Tension has been rising over a recent series of North Korean missile tests. A US push for fresh sanctions was followed by heated reaction from Pyongyang, raising the spectre of a return to the period of so-called “fire and fury” threats of 2017.

North Korean leader Kim Jong Un convened a meeting of the powerful politburo of the ruling Workers’ Party on Wednesday to discuss “important policy issues,” including countermeasures over “hostile” US policy, the official KCNA news agency said.

The politburo ordered a reconsideration of trust-building measures and “promptly examining the issue of restarting all temporally-suspended activities,” while calling for “immediately bolstering more powerful physical means,” KCNA said.

The decision appears to be a step beyond Kim’s previous remarks at the end of 2019 that he would no longer be bound by the moratorium on testing nuclear warheads and long-range intercontinental ballistic missiles (ICBMs), after the United States did not respond to calls for concessions to reopen negotiations.

Read more: North Korea tests railway-borne missile in latest launch

Washington’s hostility and threats had “reached a danger line,” the report said, citing joint US-South Korea military exercises, the deployment of cutting-edge US strategic weapons in the region, and the implementation of independent and U.N. sanctions.

“We should make more thorough preparation for a long-term confrontation with the US imperialists,” the politburo concluded.

North Korea’s warning came hours before the United Nations Security Council was due to convene a closed-door meeting on Thursday to discuss the recent missile tests, at the request of the United States and several other countries.

The US State Department and White House did not immediately respond to a request for comment. President Joe Biden made no mention of North Korea during a nearly two-hour news conference on Wednesday held to mark his first year in office.
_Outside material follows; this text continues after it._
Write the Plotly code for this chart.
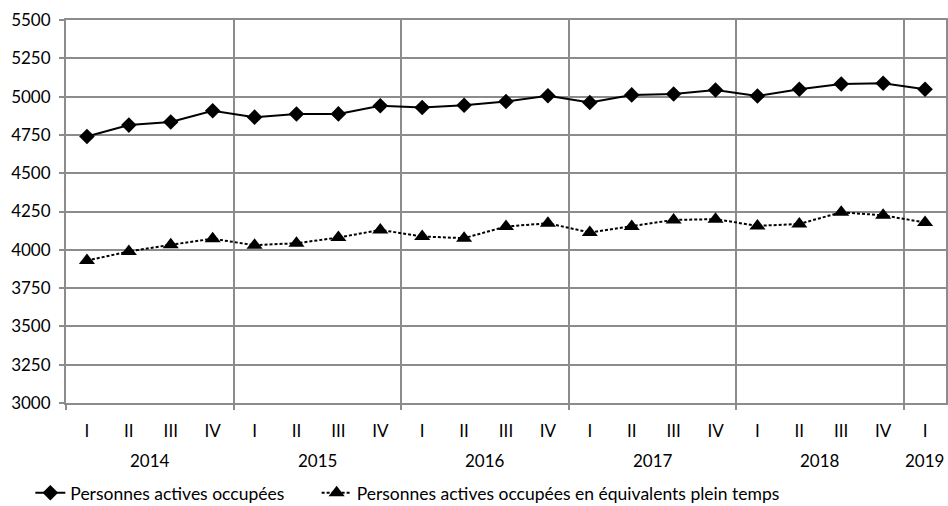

South Korea’s defence ministry said it is monitoring the North’s winter drills while maintaining readiness posture, calling the recent missile tests “serious threats.”

The Unification Ministry handling inter-Korean ties warned of further escalation, saying the peninsula should not go back to the confrontational past, and dialogue and diplomacy are the only way forward.

“We should brace for more sabre-rattling designed to create a warlike atmosphere — and possibly more provocation testing,” said Jean Lee, a fellow at the Washington-based Wilson Center, adding that Kim will use every opportunity to justify further weapons testing.